GitHub - seanywang0408/AudioEar: Official code of AAAI'23 paper AudioEar: Single-View Ear Reconstruction for Personalized Spatial Audio written in PyTorch

AudioEar: Single-View Ear Reconstruction for Personalized Spatial Audio

This is the official code of AAAI'23 paper AudioEar: Single-View Ear Reconstruction for Personalized Spatial Audio written in PyTorch.
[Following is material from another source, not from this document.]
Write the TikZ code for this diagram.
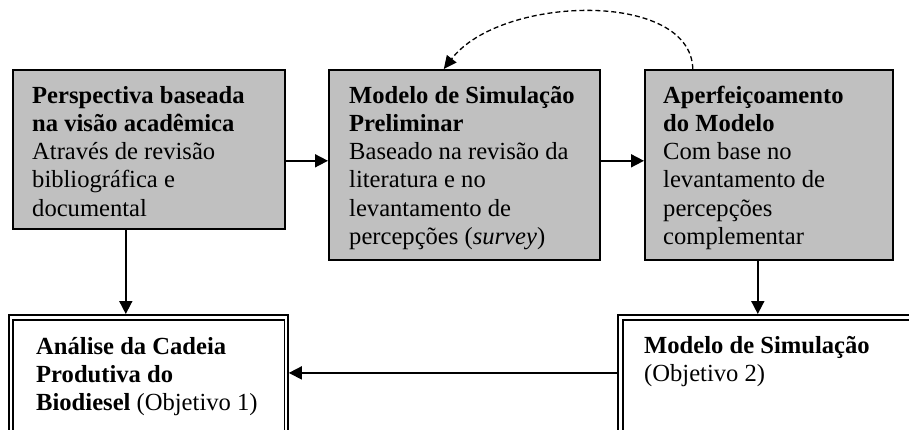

Note: This codebase is a naive version and is under refactoring. If you have any questions, feel free to contact the author.

Paper

Introduction

Spatial audio, which focuses on immersive 3D sound rendering, is widely applied in the acoustic industry. One of t he key problems of current spatial audio rendering methods is the lack of personalization based on different anatomies of individuals, which is essential to produce accurate sound source positions. In this work, we address this problem from an interdisciplinary perspective. The rendering of spatial audio is strongly correlated with the 3D shape of human bodies, particularly ears.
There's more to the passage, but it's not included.